Re: FreeBSD, IPFW and the SIP/VoIP NAT problem

From: Damjan Jovanovic <damjan.jov_at_gmail.com>
Date: Tue, 26 Sep 2017 11:00:45 +0200
On Tue, Sep 26, 2017 at 10:35 AM, O. Hartmann <ohartmann_at_walstatt.org>
wrote:

> Hello,
>
> trying to build a FreeBSD based router/PBX (Asterisk 13) appliance, I ran
> into
> several problems. My questions might have a "noobish" character, so my
> apology,
> my experiences with IPFW are not as thorough as they should be.
>
> Before I'll got into medias res, aquestion about Pine64/AARCH64:
>
> - port net/asterisk13 is supposed to build only on armv6, is aarch64 about
>   coming soon also supported?
> - would a Pine64 running CURRENT (12) be sufficient as a PBX platform
> (assumed
>   having 2 GB of RAM)?
>
> My main concern is about IPFW (we do not use PF for some reasons, I have to
> stay with IPFW).
>
> I'm a customer of two ITSPs and my SoHo network is behind NAT and not yet
> IPv6.
> The FreeBSD system acting as a router is supposed to have a jail soon
> containing the Asterisk 13 IP PBX (at the moment running on the main
> system).
> To provide access to the VoIP infrastructure inside/behind the router/NAT
> system, the in-kernel NAT facility of FreeBSD is forwarding the relevant
> UPD/TCP ports for VoIP to its destination network, and here I have a
> problem to
> solve.
>
> While it is sumple and easy to forward 5060/udp, 5070/tcp and other ports,
> it
> is a mess and pain in the arse to forward a whole range, say 11000/udp -
> 35000/udp, which is a range one of my providers is sending RTP on. A second
> provider uses another range for RTP, starting at 5000/udp.
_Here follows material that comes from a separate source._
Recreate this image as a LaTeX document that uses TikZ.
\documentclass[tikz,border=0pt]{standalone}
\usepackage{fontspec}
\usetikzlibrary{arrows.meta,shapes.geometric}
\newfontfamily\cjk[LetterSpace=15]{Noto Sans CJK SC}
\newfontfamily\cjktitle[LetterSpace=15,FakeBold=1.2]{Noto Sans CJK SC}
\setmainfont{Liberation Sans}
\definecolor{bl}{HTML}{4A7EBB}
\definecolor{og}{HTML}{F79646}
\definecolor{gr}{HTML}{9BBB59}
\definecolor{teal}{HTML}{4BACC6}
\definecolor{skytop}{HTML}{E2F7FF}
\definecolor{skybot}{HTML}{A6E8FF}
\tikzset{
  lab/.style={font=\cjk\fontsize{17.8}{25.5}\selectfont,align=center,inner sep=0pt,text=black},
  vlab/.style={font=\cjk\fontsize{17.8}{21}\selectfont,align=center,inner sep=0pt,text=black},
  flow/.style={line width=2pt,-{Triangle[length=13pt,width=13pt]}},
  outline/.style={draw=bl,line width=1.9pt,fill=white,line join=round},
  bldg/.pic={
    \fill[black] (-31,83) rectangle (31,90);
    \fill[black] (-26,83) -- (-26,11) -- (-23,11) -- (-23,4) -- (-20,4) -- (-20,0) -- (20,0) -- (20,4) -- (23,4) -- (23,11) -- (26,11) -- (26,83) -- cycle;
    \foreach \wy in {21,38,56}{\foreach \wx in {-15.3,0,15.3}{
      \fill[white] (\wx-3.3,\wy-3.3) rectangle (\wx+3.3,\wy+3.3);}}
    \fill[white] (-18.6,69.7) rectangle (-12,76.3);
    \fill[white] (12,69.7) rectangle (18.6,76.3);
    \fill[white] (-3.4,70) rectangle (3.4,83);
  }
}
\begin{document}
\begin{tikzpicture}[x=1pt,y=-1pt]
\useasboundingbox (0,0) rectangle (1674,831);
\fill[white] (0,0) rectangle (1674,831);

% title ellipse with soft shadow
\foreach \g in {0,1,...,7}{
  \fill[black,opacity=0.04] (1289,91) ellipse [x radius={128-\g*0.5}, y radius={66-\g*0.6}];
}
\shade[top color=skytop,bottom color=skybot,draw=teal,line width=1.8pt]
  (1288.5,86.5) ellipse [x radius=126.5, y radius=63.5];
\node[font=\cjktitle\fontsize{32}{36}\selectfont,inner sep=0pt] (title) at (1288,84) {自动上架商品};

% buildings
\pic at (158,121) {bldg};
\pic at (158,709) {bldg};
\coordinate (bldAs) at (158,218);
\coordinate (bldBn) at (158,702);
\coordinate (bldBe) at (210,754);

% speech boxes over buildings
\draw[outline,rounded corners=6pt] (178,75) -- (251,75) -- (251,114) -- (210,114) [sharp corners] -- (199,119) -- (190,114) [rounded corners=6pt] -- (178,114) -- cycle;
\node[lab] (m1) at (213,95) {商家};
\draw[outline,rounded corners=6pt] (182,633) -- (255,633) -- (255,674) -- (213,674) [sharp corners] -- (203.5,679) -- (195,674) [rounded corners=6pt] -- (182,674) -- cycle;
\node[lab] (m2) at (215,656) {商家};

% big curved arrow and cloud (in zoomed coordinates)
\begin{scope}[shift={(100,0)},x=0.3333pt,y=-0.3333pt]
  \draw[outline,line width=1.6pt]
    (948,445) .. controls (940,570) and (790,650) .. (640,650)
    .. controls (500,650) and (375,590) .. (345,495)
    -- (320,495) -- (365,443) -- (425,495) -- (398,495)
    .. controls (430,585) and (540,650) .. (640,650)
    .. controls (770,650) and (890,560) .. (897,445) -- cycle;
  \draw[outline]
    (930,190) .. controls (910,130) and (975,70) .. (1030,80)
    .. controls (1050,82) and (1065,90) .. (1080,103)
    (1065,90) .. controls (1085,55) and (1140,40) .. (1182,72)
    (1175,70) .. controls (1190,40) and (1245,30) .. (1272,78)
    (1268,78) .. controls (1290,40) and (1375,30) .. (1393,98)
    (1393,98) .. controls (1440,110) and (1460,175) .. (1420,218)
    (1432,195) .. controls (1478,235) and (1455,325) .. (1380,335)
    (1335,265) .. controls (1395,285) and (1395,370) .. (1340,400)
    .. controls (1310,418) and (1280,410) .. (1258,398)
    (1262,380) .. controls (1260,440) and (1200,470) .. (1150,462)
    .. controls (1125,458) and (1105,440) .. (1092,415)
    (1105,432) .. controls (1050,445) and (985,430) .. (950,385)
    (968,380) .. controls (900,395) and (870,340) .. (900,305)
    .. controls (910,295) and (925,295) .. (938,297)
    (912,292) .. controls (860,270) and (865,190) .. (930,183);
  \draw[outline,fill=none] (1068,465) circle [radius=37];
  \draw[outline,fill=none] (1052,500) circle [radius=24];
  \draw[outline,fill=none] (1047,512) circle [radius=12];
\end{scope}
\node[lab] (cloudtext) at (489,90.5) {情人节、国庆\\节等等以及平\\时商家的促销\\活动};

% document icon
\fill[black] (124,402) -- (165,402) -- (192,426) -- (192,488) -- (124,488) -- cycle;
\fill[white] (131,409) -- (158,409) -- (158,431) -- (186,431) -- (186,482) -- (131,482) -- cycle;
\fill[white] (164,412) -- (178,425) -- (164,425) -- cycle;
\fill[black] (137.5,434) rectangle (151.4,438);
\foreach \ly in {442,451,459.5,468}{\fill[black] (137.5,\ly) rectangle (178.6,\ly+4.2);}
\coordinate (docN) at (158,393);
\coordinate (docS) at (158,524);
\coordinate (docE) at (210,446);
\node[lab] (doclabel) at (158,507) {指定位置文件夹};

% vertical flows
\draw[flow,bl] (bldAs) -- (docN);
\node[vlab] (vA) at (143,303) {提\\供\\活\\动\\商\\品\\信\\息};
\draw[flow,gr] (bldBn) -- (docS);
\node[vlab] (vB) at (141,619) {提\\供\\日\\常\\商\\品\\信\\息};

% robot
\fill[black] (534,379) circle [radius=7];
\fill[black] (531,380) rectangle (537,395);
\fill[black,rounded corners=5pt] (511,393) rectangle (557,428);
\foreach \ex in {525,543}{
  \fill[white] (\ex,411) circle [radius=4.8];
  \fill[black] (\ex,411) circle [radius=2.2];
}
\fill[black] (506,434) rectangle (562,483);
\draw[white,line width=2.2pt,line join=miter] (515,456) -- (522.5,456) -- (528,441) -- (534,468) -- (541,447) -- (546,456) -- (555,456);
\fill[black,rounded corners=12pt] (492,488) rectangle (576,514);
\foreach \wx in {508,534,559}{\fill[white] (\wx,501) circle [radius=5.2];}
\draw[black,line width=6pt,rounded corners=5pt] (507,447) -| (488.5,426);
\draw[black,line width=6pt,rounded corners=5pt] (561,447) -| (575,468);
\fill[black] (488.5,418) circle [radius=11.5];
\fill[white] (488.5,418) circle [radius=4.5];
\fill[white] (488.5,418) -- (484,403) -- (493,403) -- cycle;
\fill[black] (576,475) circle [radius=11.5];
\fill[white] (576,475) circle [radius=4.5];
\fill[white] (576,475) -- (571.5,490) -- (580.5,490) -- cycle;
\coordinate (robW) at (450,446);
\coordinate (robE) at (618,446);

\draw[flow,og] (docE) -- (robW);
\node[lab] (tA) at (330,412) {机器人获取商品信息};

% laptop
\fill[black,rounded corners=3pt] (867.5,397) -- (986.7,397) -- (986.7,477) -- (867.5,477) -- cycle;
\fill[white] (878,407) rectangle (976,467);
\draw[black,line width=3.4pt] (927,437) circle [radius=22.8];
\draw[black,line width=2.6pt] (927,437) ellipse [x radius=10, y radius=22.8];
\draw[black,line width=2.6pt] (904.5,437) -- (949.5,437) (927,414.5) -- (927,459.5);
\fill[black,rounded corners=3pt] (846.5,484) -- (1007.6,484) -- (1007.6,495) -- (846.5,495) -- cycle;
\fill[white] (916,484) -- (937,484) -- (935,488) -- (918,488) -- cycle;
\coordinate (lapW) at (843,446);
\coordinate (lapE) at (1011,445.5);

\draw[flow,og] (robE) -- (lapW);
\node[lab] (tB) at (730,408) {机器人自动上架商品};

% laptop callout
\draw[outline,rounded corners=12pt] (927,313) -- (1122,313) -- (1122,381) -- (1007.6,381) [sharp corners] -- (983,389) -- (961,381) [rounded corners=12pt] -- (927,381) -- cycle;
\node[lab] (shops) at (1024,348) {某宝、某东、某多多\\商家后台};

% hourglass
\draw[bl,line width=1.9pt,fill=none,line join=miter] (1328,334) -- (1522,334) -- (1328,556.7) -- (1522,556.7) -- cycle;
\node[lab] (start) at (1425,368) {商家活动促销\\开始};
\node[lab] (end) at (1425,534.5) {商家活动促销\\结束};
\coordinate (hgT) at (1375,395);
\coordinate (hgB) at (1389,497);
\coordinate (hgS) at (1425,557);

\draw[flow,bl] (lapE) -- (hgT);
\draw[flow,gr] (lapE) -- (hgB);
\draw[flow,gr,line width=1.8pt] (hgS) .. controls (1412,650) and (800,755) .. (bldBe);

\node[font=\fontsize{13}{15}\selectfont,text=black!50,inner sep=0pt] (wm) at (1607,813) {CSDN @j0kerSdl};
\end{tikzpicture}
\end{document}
So, the logical
> consequence would be a union set up UDP range to forward, which exapnds
> then
> form 5000/udp to 45000/udp - which is much more a pain ...
>
> One of the most disturbing and well known problems is that due to the
> stateful
> firewall the RTP session very often is half duplex - it seems one direction
> of the RTP connection doesn't make it through IPFW/NAT. As often I search
> the
> net, I always get informed this is a typical problem and solutions are
> provided by so called ALGs - since SIP protocol's SDP indicates within the
> payload of the packets on which UDP ports both ends wish to establish their
> RTP session, it would be "easy" to pinhole the IPFW on exactly those ports
> for
> a theoretical large number of sessions, if IPFW could "divert" those
> packets
> to an instance inspecting SDP (or whatever is used for the RTP port
> indication, I'm new to that, sorry for the terminology) and then pinholing
> the
> NAT/IPFW for exactly this purpose without the forwarding mess. I came along
> netgraph() while searching for hints and hooks, but it seems a complete
> Linux
> domain, when it somes to appliances like VoIP/IP PBX.
>
> Either, the problem is that trivial on FreeBSD, so no further mentioning is
> necessary (which would explain the vast emptyness of explanations, hints
> and
> so on) or FreeBSD is a complete wasteland on this subject - which I also
> suspect, since pfSense and OPNsense must have come along with such problems
> and I simply do not know or recognise the software used for those purposes.
>
> So, if someone enlightened in this matter stumbles over my question and
> could
> delegate me onto the right way (ports, ng_XXX netgraph ficilities to look
> at,
> some ipfw techniques relevant to the problem apart from the stupid simple
> forwarding large ranges of ports) - I'd appreciate this and
>
> thanks in advance for patience and help,
>
> Oliver
>


Hi

It might be easier if you just enable STUN on Asterisk, and build FreeBSD
from source with my [largely neglected :( ] patch on
https://bugs.freebsd.org/bugzilla/show_bug.cgi?id=219918

That way Asterisk should dynamically discover consistent external mappings
for connections, making port forwarding RTP unnecessary.